Shimmie, correct me if you think I'm far off base. I am really JUST speculating here.


----------



## gone_fishing (Jan 29, 2008)

I'm saying all that to say I think he was trying to prevent Moses from some later duties that may be assigned to him. I hope that makes sense.


----------



## Shimmie (Jan 29, 2008)

adequate said:


> I'm saying all that to say I think he was trying to prevent Moses from some later duties that may be assigned to him. I hope that makes sense.


What you shared in both posts makes perfect sense.  satan always, always, ALWAYS uses 'logic' to challenge our intellect.  And he does so to cause doubt.   What he said to Eve was a perfect example, he challenged her intellect against God's admonishment to Adam.  

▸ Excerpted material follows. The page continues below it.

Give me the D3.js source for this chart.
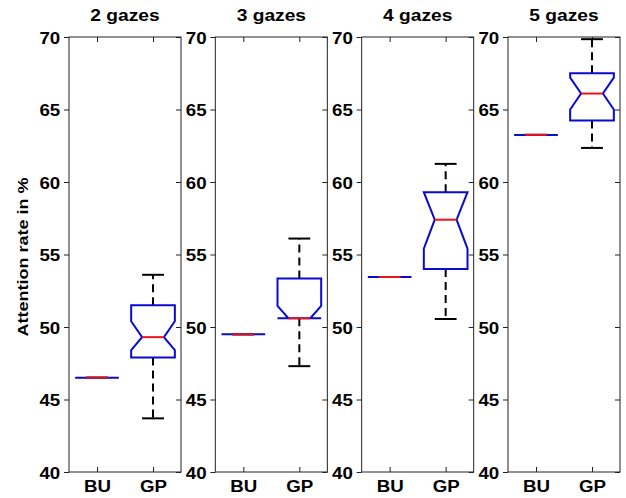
<!DOCTYPE html>
<head>
	<meta charset="utf-8">
	<script src="https://cdn.jsdelivr.net/npm/d3@7"></script>
	<style>
		body { margin: 0; background: #fff; }
		svg { display: block; }
		text { font-family: "Liberation Sans", Arial, sans-serif; font-weight: bold; fill: #000; }
	</style>
</head>
<body>
<div id="main_div"></div>
<script>
// chart data
var panels = ["2 gazes", "3 gazes", "4 gazes", "5 gazes"];
var groups = ["BU", "GP"];
var yTicks = [40, 45, 50, 55, 60, 65, 70];

// BU has a single value per panel (box collapses to a line)
var buValue = [46.5, 49.5, 53.45, 63.25];

// GP box statistics per panel
var gpLowerWhisker = [43.7, 47.3, 50.55, 62.35];
var gpQ1           = [47.9, 50.6, 54.0, 64.25];
var gpNotchLo      = [48.4, 50.6, 55.4, 65.0];
var gpMedian       = [49.3, 50.6, 57.4, 66.1];
var gpNotchHi      = [50.4, 51.45, 59.3, 67.2];
var gpQ3           = [51.5, 53.35, 59.3, 67.5];
var gpUpperWhisker = [53.6, 56.1, 61.25, 69.85];

var width = 626, height = 498;
var top_ = 37, bottom = 472;
var boxHalf = 0.39;   // in x units (xlim is 0.5 .. 2.5)
var blue = "#0a0ad2", red = "#e8141e";

var svg = d3.select("#main_div").append("svg")
    .attr("width", width)
    .attr("height", height);

var px = d3.scaleBand().domain(panels).range([69, 620]).paddingInner(0.2345).paddingOuter(0);
var y = d3.scaleLinear().domain([40, 70]).range([bottom, top_]);

function stretch(sel, s) {
    sel.each(function() {
        var t = d3.select(this);
        t.attr("transform", (t.attr("transform") || "") + " scale(" + s + ",1)");
    });
}

panels.forEach(function(name, i) {
    var left = px(name), pw = px.bandwidth();
    var x = d3.scaleLinear().domain([0.5, 2.5]).range([0, pw]);
    var g = svg.append("g").attr("transform", "translate(" + left + ",0)");

    // frame
    g.append("rect")
        .attr("x", 0).attr("y", top_)
        .attr("width", pw).attr("height", bottom - top_)
        .attr("fill", "none").attr("stroke", "#222").attr("stroke-width", 1);

    // left axis with labels, ticks outward
    var ya = g.append("g").call(d3.axisLeft(y).tickValues(yTicks).tickSize(5).tickSizeOuter(0).tickPadding(3));
    ya.select(".domain").remove();
    ya.selectAll("line").attr("stroke", "#222");
    ya.selectAll("text").style("font-size", "17px").attr("dy", "0.36em");
    stretch(ya.selectAll("text"), 1.1);

    // right axis, ticks inward
    var yr = g.append("g").attr("transform", "translate(" + pw + ",0)")
        .call(d3.axisLeft(y).tickValues(yTicks).tickSize(5).tickSizeOuter(0).tickFormat(""));
    yr.select(".domain").remove();
    yr.selectAll("line").attr("stroke", "#222");

    // bottom axis with group labels, ticks inward
    var xb = g.append("g").attr("transform", "translate(0," + bottom + ")")
        .call(d3.axisBottom(x).tickValues([1, 2]).tickSize(-5).tickSizeOuter(0).tickPadding(8)
            .tickFormat(function(d) { return groups[d - 1]; }));
    xb.select(".domain").remove();
    xb.selectAll("line").attr("stroke", "#222");
    xb.selectAll("text").style("font-size", "17px");
    stretch(xb.selectAll("text"), 1.1);

    // top ticks, inward
    var xt = g.append("g").attr("transform", "translate(0," + top_ + ")")
        .call(d3.axisTop(x).tickValues([1, 2]).tickSize(-5).tickSizeOuter(0).tickFormat(""));
    xt.select(".domain").remove();
    xt.selectAll("line").attr("stroke", "#222");

    // title
    g.append("text")
        .attr("transform", "translate(" + pw / 2 + ",21) scale(1.2,1)")
        .attr("text-anchor", "middle")
        .style("font-size", "16px")
        .text(name);

    var stats = [
        {pos: 1, lw: buValue[i], q1: buValue[i], nlo: buValue[i], med: buValue[i], nhi: buValue[i], q3: buValue[i], uw: buValue[i]},
        {pos: 2, lw: gpLowerWhisker[i], q1: gpQ1[i], nlo: gpNotchLo[i], med: gpMedian[i], nhi: gpNotchHi[i], q3: gpQ3[i], uw: gpUpperWhisker[i]}
    ];

    stats.forEach(function(s) {
        var xl = x(s.pos - boxHalf), xr = x(s.pos + boxHalf), xc = x(s.pos);
        var xil = x(s.pos - boxHalf / 2), xir = x(s.pos + boxHalf / 2);

        // whiskers
        if (s.uw > s.q3) {
            g.append("line").attr("x1", xc).attr("x2", xc).attr("y1", y(s.q3)).attr("y2", y(s.uw))
                .attr("stroke", "#000").attr("stroke-width", 2).attr("stroke-dasharray", "8,5");
        }
        if (s.lw < s.q1) {
            g.append("line").attr("x1", xc).attr("x2", xc).attr("y1", y(s.q1)).attr("y2", y(s.lw))
                .attr("stroke", "#000").attr("stroke-width", 2).attr("stroke-dasharray", "8,5");
        }
        [s.uw, s.lw].forEach(function(v) {
            g.append("line").attr("x1", xil).attr("x2", xir).attr("y1", y(v)).attr("y2", y(v))
                .attr("stroke", "#000").attr("stroke-width", 2);
        });

        // notched box
        var pts = [
            [xl, y(s.q1)], [xl, y(s.nlo)], [xil, y(s.med)], [xl, y(s.nhi)], [xl, y(s.q3)],
            [xr, y(s.q3)], [xr, y(s.nhi)], [xir, y(s.med)], [xr, y(s.nlo)], [xr, y(s.q1)]
        ];
        g.append("path")
            .attr("d", d3.line()(pts) + "Z")
            .attr("fill", "none").attr("stroke", blue).attr("stroke-width", 2)
            .attr("stroke-linejoin", "miter");

        // median
        g.append("line").attr("x1", xil).attr("x2", xir).attr("y1", y(s.med)).attr("y2", y(s.med))
            .attr("stroke", red).attr("stroke-width", 2);
    });
});

// y label
svg.append("text")
    .attr("transform", "translate(28,257) rotate(-90) scale(1.2,1)")
    .attr("text-anchor", "middle")
    .style("font-size", "15px")
    .text("Attention rate in %");
</script>
</body>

When Jesus was in the wilderness, again, satan challenged His intellect and in the Garden of Gethsemane, satan challenged him with the fear of what was to come. Again, Jesus had to 'battle' the worth of the sacrifice.  The battle against his mind had Jesus yielded to it, was the cost of our salvation. satan knows the battle of the mind is exhausting and this is why God calls him the author of confusion.  For while in a state of confusion, one is subject to compromise.  satan wears them down...hence Michael the archangel knew better than to waste his time arguing with satan.  For it was satan's plan to take down God's highest angel and call it another victory against God.  

Note: This is just my interpretation.  I'm open to other views on this.


----------